— begin INFORMATION PROVIDED —

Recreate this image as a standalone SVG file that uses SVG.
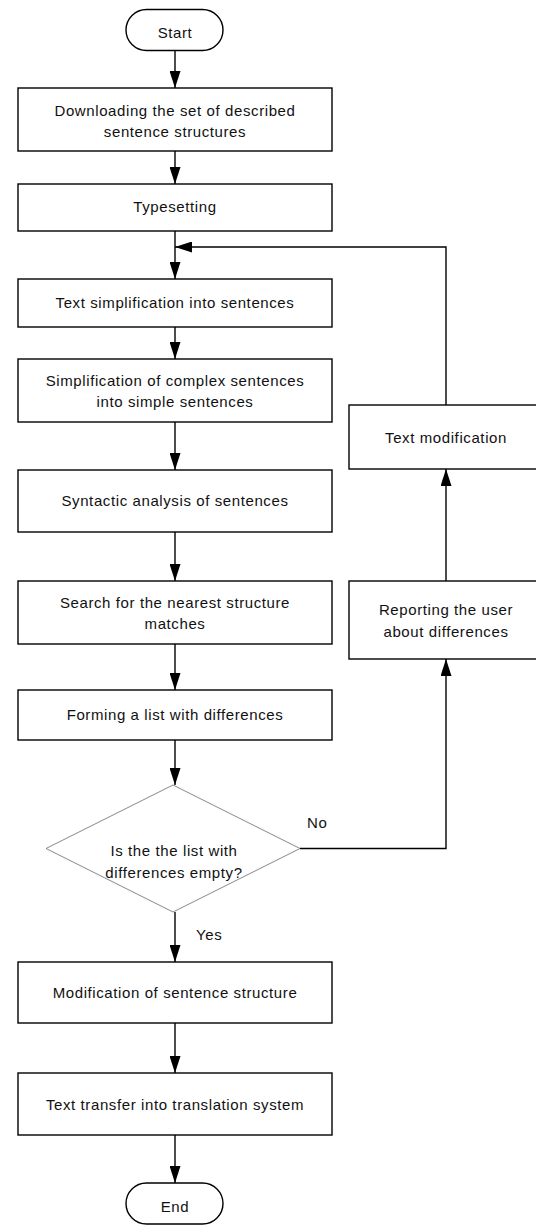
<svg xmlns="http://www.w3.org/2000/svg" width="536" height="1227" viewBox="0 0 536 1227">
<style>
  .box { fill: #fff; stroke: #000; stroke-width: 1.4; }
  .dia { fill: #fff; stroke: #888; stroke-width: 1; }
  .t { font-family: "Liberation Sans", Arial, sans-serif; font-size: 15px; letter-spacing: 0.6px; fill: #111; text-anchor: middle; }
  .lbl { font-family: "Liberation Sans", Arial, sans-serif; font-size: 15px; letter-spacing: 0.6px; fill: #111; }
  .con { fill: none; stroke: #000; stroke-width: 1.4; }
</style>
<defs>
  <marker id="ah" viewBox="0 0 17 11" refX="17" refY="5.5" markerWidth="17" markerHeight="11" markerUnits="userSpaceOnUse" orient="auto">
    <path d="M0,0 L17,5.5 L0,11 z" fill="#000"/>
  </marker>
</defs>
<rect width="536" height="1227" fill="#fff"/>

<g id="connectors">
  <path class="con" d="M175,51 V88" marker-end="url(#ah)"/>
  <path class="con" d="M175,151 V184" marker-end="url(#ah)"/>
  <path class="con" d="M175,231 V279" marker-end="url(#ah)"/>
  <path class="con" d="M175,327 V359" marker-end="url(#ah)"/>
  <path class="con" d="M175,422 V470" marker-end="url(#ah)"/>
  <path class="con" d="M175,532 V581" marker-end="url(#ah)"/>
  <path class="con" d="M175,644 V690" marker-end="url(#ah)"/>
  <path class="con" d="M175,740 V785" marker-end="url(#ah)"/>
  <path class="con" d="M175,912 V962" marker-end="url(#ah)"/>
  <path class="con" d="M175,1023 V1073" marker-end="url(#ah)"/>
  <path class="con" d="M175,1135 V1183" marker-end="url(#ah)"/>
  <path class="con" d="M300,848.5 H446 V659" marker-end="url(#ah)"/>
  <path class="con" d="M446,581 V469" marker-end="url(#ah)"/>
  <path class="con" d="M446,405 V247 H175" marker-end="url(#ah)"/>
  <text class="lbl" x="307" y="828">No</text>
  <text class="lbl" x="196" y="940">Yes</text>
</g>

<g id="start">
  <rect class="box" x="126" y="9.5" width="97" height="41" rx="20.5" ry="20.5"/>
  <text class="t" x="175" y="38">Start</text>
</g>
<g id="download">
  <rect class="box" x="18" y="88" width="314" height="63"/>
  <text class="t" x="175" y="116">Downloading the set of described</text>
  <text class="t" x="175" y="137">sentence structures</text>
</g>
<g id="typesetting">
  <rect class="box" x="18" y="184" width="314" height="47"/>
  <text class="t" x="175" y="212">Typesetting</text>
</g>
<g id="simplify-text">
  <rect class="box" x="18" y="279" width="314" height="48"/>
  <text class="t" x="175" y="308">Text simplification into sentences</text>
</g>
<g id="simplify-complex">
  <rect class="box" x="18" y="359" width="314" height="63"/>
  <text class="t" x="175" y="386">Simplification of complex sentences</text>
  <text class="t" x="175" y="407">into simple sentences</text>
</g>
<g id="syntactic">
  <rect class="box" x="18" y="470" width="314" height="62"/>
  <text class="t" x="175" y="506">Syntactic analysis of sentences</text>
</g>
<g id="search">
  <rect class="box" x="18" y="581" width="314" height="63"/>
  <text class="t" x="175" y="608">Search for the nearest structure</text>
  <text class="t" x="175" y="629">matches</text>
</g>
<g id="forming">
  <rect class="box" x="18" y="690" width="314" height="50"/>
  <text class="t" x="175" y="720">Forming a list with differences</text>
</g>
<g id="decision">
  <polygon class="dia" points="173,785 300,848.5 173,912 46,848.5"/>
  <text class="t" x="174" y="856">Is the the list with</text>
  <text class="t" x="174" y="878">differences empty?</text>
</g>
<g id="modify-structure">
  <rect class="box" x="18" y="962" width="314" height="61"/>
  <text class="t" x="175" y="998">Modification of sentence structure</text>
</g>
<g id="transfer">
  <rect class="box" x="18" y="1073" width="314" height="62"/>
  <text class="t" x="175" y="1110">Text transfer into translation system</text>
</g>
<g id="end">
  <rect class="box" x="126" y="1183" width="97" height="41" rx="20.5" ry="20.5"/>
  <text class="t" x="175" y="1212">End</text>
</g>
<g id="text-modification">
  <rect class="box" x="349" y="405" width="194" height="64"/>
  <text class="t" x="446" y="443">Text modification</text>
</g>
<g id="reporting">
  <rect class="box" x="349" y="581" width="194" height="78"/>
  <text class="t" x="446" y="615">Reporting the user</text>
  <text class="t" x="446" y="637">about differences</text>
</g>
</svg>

— end INFORMATION PROVIDED —

WHAT THE TASK ASKS:
Restate the full listing verbatim and drop every picture.

EXERCISE SOLUTION:
Recreate this image as a standalone SVG file that uses SVG.
<svg xmlns="http://www.w3.org/2000/svg" width="536" height="1227" viewBox="0 0 536 1227">
<style>
  .box { fill: #fff; stroke: #000; stroke-width: 1.4; }
  .dia { fill: #fff; stroke: #888; stroke-width: 1; }
  .t { font-family: "Liberation Sans", Arial, sans-serif; font-size: 15px; letter-spacing: 0.6px; fill: #111; text-anchor: middle; }
  .lbl { font-family: "Liberation Sans", Arial, sans-serif; font-size: 15px; letter-spacing: 0.6px; fill: #111; }
  .con { fill: none; stroke: #000; stroke-width: 1.4; }
</style>
<defs>
  <marker id="ah" viewBox="0 0 17 11" refX="17" refY="5.5" markerWidth="17" markerHeight="11" markerUnits="userSpaceOnUse" orient="auto">
    <path d="M0,0 L17,5.5 L0,11 z" fill="#000"/>
  </marker>
</defs>
<rect width="536" height="1227" fill="#fff"/>

<g id="connectors">
  <path class="con" d="M175,51 V88" marker-end="url(#ah)"/>
  <path class="con" d="M175,151 V184" marker-end="url(#ah)"/>
  <path class="con" d="M175,231 V279" marker-end="url(#ah)"/>
  <path class="con" d="M175,327 V359" marker-end="url(#ah)"/>
  <path class="con" d="M175,422 V470" marker-end="url(#ah)"/>
  <path class="con" d="M175,532 V581" marker-end="url(#ah)"/>
  <path class="con" d="M175,644 V690" marker-end="url(#ah)"/>
  <path class="con" d="M175,740 V785" marker-end="url(#ah)"/>
  <path class="con" d="M175,912 V962" marker-end="url(#ah)"/>
  <path class="con" d="M175,1023 V1073" marker-end="url(#ah)"/>
  <path class="con" d="M175,1135 V1183" marker-end="url(#ah)"/>
  <path class="con" d="M300,848.5 H446 V659" marker-end="url(#ah)"/>
  <path class="con" d="M446,581 V469" marker-end="url(#ah)"/>
  <path class="con" d="M446,405 V247 H175" marker-end="url(#ah)"/>
  <text class="lbl" x="307" y="828">No</text>
  <text class="lbl" x="196" y="940">Yes</text>
</g>

<g id="start">
  <rect class="box" x="126" y="9.5" width="97" height="41" rx="20.5" ry="20.5"/>
  <text class="t" x="175" y="38">Start</text>
</g>
<g id="download">
  <rect class="box" x="18" y="88" width="314" height="63"/>
  <text class="t" x="175" y="116">Downloading the set of described</text>
  <text class="t" x="175" y="137">sentence structures</text>
</g>
<g id="typesetting">
  <rect class="box" x="18" y="184" width="314" height="47"/>
  <text class="t" x="175" y="212">Typesetting</text>
</g>
<g id="simplify-text">
  <rect class="box" x="18" y="279" width="314" height="48"/>
  <text class="t" x="175" y="308">Text simplification into sentences</text>
</g>
<g id="simplify-complex">
  <rect class="box" x="18" y="359" width="314" height="63"/>
  <text class="t" x="175" y="386">Simplification of complex sentences</text>
  <text class="t" x="175" y="407">into simple sentences</text>
</g>
<g id="syntactic">
  <rect class="box" x="18" y="470" width="314" height="62"/>
  <text class="t" x="175" y="506">Syntactic analysis of sentences</text>
</g>
<g id="search">
  <rect class="box" x="18" y="581" width="314" height="63"/>
  <text class="t" x="175" y="608">Search for the nearest structure</text>
  <text class="t" x="175" y="629">matches</text>
</g>
<g id="forming">
  <rect class="box" x="18" y="690" width="314" height="50"/>
  <text class="t" x="175" y="720">Forming a list with differences</text>
</g>
<g id="decision">
  <polygon class="dia" points="173,785 300,848.5 173,912 46,848.5"/>
  <text class="t" x="174" y="856">Is the the list with</text>
  <text class="t" x="174" y="878">differences empty?</text>
</g>
<g id="modify-structure">
  <rect class="box" x="18" y="962" width="314" height="61"/>
  <text class="t" x="175" y="998">Modification of sentence structure</text>
</g>
<g id="transfer">
  <rect class="box" x="18" y="1073" width="314" height="62"/>
  <text class="t" x="175" y="1110">Text transfer into translation system</text>
</g>
<g id="end">
  <rect class="box" x="126" y="1183" width="97" height="41" rx="20.5" ry="20.5"/>
  <text class="t" x="175" y="1212">End</text>
</g>
<g id="text-modification">
  <rect class="box" x="349" y="405" width="194" height="64"/>
  <text class="t" x="446" y="443">Text modification</text>
</g>
<g id="reporting">
  <rect class="box" x="349" y="581" width="194" height="78"/>
  <text class="t" x="446" y="615">Reporting the user</text>
  <text class="t" x="446" y="637">about differences</text>
</g>
</svg>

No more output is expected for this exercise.